Adicionalmente, o acesso à bolsa no primeiro ano da licenciatura ou do mestrado influencia positivamente o tempo de conclusão do curso, aumentando a probabilidade de conclusão do curso no prazo estipulado (+5,6 p.p.).

O acesso continuado a bolsa — sobretudo em casos de estudantes que recebem a bolsa três anos consecutivos — potencia ainda mais os bons resultados. “Aumenta a probabilidade de conclusão do curso no prazo normal (+11,5 p.p.)” e “aumenta a nota final do curso (0,268 valores)”.

Os resultados da avaliação sugerem, portanto, um efeito de lock in, ou seja, de incentivo ao início do ensino superior, sobretudo num momento (primeiro ano de licenciatura) em que o compromisso em prosseguir estudos é mais incerto, e para um conjunto de estudantes (regiões menos desenvolvidas) para os quais as vias alternativas (procura de emprego) e o contexto socioeconómico serão menos encorajadores da educação superior.

Ainda assim, verificam-se ainda diferenças ao nível dos efeitos do acesso às bolsas consoante as características dos estudantes, nomeadamente a sua região e o tipo de curso que frequentam.

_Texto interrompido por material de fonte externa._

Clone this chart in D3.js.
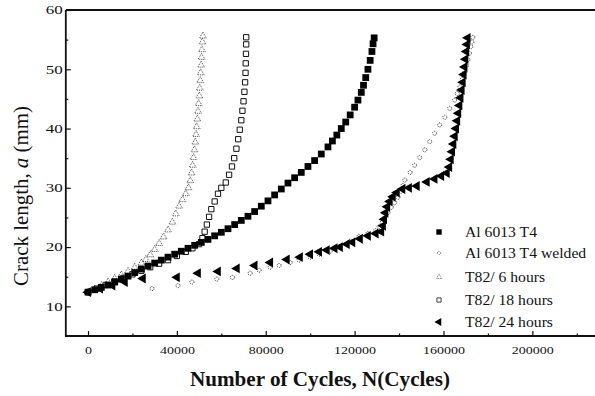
<!DOCTYPE html>
<html>
<head>
<meta charset="utf-8">
<script src="https://cdn.jsdelivr.net/npm/d3@7/dist/d3.min.js"></script>
<style>
  body { margin: 0; background: #fff; }
  svg { display: block; }
  text { font-family: "Liberation Serif", "Times New Roman", serif; fill: #111; }
</style>
</head>
<body>
<svg id="chart" width="595" height="396"></svg>
<script>
// crack length a (mm) vs number of cycles N
const seriesNames = ['Al 6013 T4', 'Al 6013 T4 welded', 'T82/  6 hours', 'T82/ 18 hours', 'T82/ 24 hours'];

const alT4 = [[0,12.4],[3000,12.8],[6000,13.2],[9000,13.6],[12000,14.1],[15000,14.6],[18000,15.1],[21000,15.7],
  [24000,16.3],[27000,16.8],[30000,17.3],[33000,17.8],[36000,18.3],[39000,18.8],[42000,19.3],[45000,19.8],
  [48000,20.3],[51000,20.8],[54000,21.3],[57000,21.9],[60000,22.5],[63000,23.1],[66000,23.8],[69000,24.5],
  [72000,25.2],[75000,26.0],[78000,26.9],[81000,27.8],[84000,28.8],[87000,29.8],[90000,30.8],[93000,31.7],
  [96000,32.6],[99000,33.6],[102000,34.6],[105000,35.7],[108000,36.9],[110000,37.9],[112000,38.9],[114000,40.0],
  [116000,41.1],[118000,42.3],[120000,43.6],[121500,44.8],[123000,46.1],[124000,47.3],[125000,48.6],[126000,50.0],
  [127000,51.5],[127800,53.0],[128300,54.3],[128800,55.3]];

const alT4Welded = [[0,12.5],[28800,13.0],[40500,13.5],[46800,14.1],[58000,14.6],[65000,14.9],[73000,15.6],[77000,16.1],
  [82000,16.6],[86000,16.9],[91000,17.4],[95000,17.8],[100000,18.3],[104000,18.8],[109000,19.3],[113000,20.0],
  [118000,21.0],[122000,21.8],[126000,22.3],[129500,22.8],[131000,23.4],[132500,24.2],[133600,25.0],[135000,25.8],
  [136500,26.7],[138000,27.5],[139500,28.4],[140800,29.4],[141800,30.4],[142600,31.3],[145000,32.6],[147000,33.8],
  [149300,35.1],[151600,36.4],[153800,37.8],[156000,39.2],[158300,40.6],[160600,41.9],[162800,43.4],[165000,44.8],
  [166200,45.9],[167400,47.0],[168500,48.3],[169600,49.5],[170300,50.6],[171000,51.6],[171700,52.7],[172300,53.8],
  [172800,54.6],[173200,55.4]];

const t82h6 = [[0,12.4],[3000,12.9],[6000,13.5],[9000,14.1],[12000,14.7],[15000,15.3],[18000,15.9],[21000,16.6],
  [24000,17.3],[26000,17.9],[28000,18.7],[30000,19.6],[32000,20.6],[34000,21.7],[36000,22.9],[38000,24.2],
  [39500,25.6],[41000,26.9],[42500,28.0],[44000,29.0],[45200,30.0],[46000,31.2],[46600,32.5],[47100,33.8],
  [47500,35.1],[47900,36.4],[48300,37.7],[48600,39.0],[48900,40.3],[49200,41.6],[49500,42.9],[49800,44.2],
  [50100,45.5],[50300,46.8],[50500,48.1],[50700,49.4],[50900,50.7],[51100,52.0],[51300,53.3],[51500,54.6],
  [51700,55.6]];

const t82h18 = [[0,12.4],[4000,13.0],[8000,13.6],[12000,14.2],[16000,14.8],[20000,15.4],[24000,16.0],[28000,16.6],
  [32000,17.2],[36000,17.8],[40000,18.5],[44000,19.2],[47000,19.8],[50000,20.5],[51500,21.5],[52500,22.6],
  [53500,23.8],[54500,25.1],[55500,26.4],[57000,27.7],[58500,29.0],[60000,30.0],[62000,30.9],[63500,32.2],
  [64800,33.6],[65800,35.0],[66800,36.6],[67600,38.2],[68300,39.8],[69000,41.4],[69500,43.0],[70000,44.6],
  [70400,46.2],[70700,47.8],[70900,49.4],[71000,51.0],[71100,52.6],[71200,54.2],[71200,55.4]];

const t82h24 = [[0,12.4],[5400,13.0],[11000,13.5],[16600,14.1],[24700,14.7],[40000,14.9],[49500,15.6],[58500,15.9],
  [67000,16.4],[75000,16.9],[82000,17.4],[89500,17.9],[95400,18.3],[100000,18.8],[104000,19.2],[107500,19.5],
  [111000,19.8],[113400,20.0],[116500,20.5],[119000,20.8],[122400,21.4],[126000,21.9],[129500,22.3],[132000,22.6],
  [132800,23.6],[133300,24.7],[133900,25.8],[134700,26.8],[135800,27.7],[137200,28.5],[139000,29.2],[141500,29.8],
  [144500,30.0],[148000,30.3],[152500,31.0],[156000,31.5],[159000,32.0],[161500,32.5],[162600,33.5],[163300,34.8],
  [163900,36.1],[164500,37.4],[165100,38.7],[165700,40.0],[166200,41.3],[166700,42.6],[167200,43.9],[167700,45.2],
  [168200,46.5],[168700,47.8],[169100,49.1],[169500,50.4],[169900,51.7],[170300,53.0],[170600,54.2],[170900,55.3]];

const xTicks = [0, 40000, 80000, 120000, 160000, 200000];
const xMinorTicks = [20000, 60000, 100000, 140000, 180000, 220000];
const yTicks = [10, 20, 30, 40, 50, 60];
const yMinorTicks = [15, 25, 35, 45, 55];

const svg = d3.select('#chart');
const plotLeft = 65.8, plotTop = 10, plotBottom = 336;

const x = d3.scaleLinear().domain([-10000, 230000]).range([plotLeft, 599]);
const y = d3.scaleLinear().domain([5, 60]).range([plotBottom, plotTop]);

// axes, ticks point inward
const gx = svg.append('g').attr('transform', `translate(0,${plotBottom})`)
  .call(d3.axisBottom(x).tickValues(xTicks).tickSize(-5).tickPadding(10).tickFormat(d3.format('d')));
svg.append('g').attr('transform', `translate(0,${plotBottom})`)
  .call(d3.axisBottom(x).tickValues(xMinorTicks).tickSize(-2.5).tickFormat(''));
const gy = svg.append('g').attr('transform', `translate(${plotLeft},0)`)
  .call(d3.axisLeft(y).tickValues(yTicks).tickSize(-5).tickPadding(3));
svg.append('g').attr('transform', `translate(${plotLeft},0)`)
  .call(d3.axisLeft(y).tickValues(yMinorTicks).tickSize(-2.5).tickFormat(''));

svg.selectAll('.domain').remove();
svg.selectAll('.tick line').attr('stroke', '#111').attr('stroke-width', 1.2);

gx.selectAll('text')
  .style('font-size', '11px')
  .attr('textLength', function () { return this.textContent.length * 7; })
  .attr('lengthAdjust', 'spacingAndGlyphs');
gy.selectAll('text')
  .style('font-size', '12px')
  .attr('textLength', function () { return this.textContent.length * 8.5; })
  .attr('lengthAdjust', 'spacingAndGlyphs');

// frame (right side runs off the page)
svg.append('path')
  .attr('d', `M${plotLeft},${plotTop}H595M${plotLeft},${plotTop}V${plotBottom}H595`)
  .attr('fill', 'none').attr('stroke', '#111').attr('stroke-width', 1.8);

// marker styles
const sym = {
  square: d3.symbol().type(d3.symbolSquare).size(46),
  circle: d3.symbol().type(d3.symbolCircle).size(13),
  tri: d3.symbol().type(d3.symbolTriangle).size(20),
  box: d3.symbol().type(d3.symbolSquare).size(28),
  ltri: d3.symbol().type(d3.symbolTriangle).size(42)
};

const series = [
  { name: seriesNames[2], data: t82h6, path: sym.tri(), rot: 0, fill: 'none', stroke: '#333', sw: 0.9, dash: '1,1' },
  { name: seriesNames[1], data: alT4Welded, path: sym.circle(), rot: 0, fill: 'none', stroke: '#333', sw: 1, dash: '1,1' },
  { name: seriesNames[3], data: t82h18, path: sym.box(), rot: 0, fill: 'none', stroke: '#111', sw: 1, dash: null },
  { name: seriesNames[0], data: alT4, path: sym.square(), rot: 0, fill: '#000', stroke: 'none', sw: 0, dash: null },
  { name: seriesNames[4], data: t82h24, path: sym.ltri(), rot: -90, fill: '#000', stroke: 'none', sw: 0, dash: null }
];

series.forEach(s => {
  svg.append('g').selectAll('path')
    .data(s.data)
    .join('path')
    .attr('d', s.path)
    .attr('transform', d => `translate(${x(d[0])},${y(d[1])}) rotate(${s.rot})`)
    .attr('fill', s.fill)
    .attr('stroke', s.stroke)
    .attr('stroke-width', s.sw)
    .attr('stroke-dasharray', s.dash);
});

// legend, same order as the figure: T4, welded, 6 h, 18 h, 24 h
const legendRows = [232, 253, 277, 300, 322];
const legendOrder = [3, 1, 0, 2, 4];
const legend = svg.append('g');
legendOrder.forEach((si, i) => {
  const s = series[si];
  legend.append('path')
    .attr('d', s.path)
    .attr('transform', `translate(439,${legendRows[i]}) rotate(${s.rot}) scale(0.8)`)
    .attr('fill', s.fill).attr('stroke', s.stroke)
    .attr('stroke-width', s.sw).attr('stroke-dasharray', s.dash);
  legend.append('text')
    .attr('transform', `translate(465,${legendRows[i] + 5}) scale(1.12,1)`)
    .style('font-size', '14px')
    .text(s.name);
});

// axis titles
svg.append('text')
  .attr('x', 320).attr('y', 386)
  .attr('text-anchor', 'middle')
  .attr('textLength', 260).attr('lengthAdjust', 'spacingAndGlyphs')
  .style('font-size', '22px').style('font-weight', 'bold')
  .text('Number of Cycles, N(Cycles)');

const yt = svg.append('text')
  .attr('transform', 'translate(28,196) rotate(-90) scale(0.95,1)')
  .attr('text-anchor', 'middle')
  .style('font-size', '22px');
yt.append('tspan').text('Crack length, ');
yt.append('tspan').style('font-style', 'italic').text('a');
yt.append('tspan').text(' (mm)');
</script>
</body>
</html>
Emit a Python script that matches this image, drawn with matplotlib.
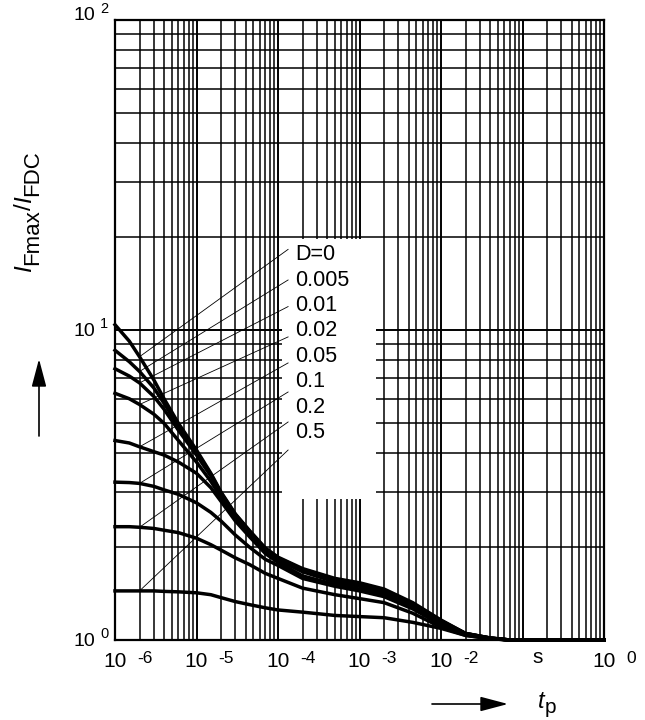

Os efeitos sobre a frequência (redução da probabilidade de desistência) são mais visíveis nos estudantes do sexo masculino, enquanto os efeitos sobre o desempenho académico tendem a ser superiores entre os estudantes do sexo feminino.

É entre os estudantes das regiões menos desenvolvidas (Norte, Centro, Alentejo e Açores), bem como entre os alunos de licenciatura, que se observam os efeitos mais expressivos ao nível da redução das desistências.

“Os resultados da avaliação sugerem, portanto, um efeito de lock in, ou seja, de incentivo ao início do ensino superior, sobretudo num momento (primeiro ano de licenciatura) em que o compromisso em prosseguir estudos é mais incerto, e para um conjunto de estudantes (regiões menos desenvolvidas) para os quais as vias alternativas (procura de emprego) e o contexto socioeconómico serão menos encorajadores da educação superior”, conclui o relatório de avaliação.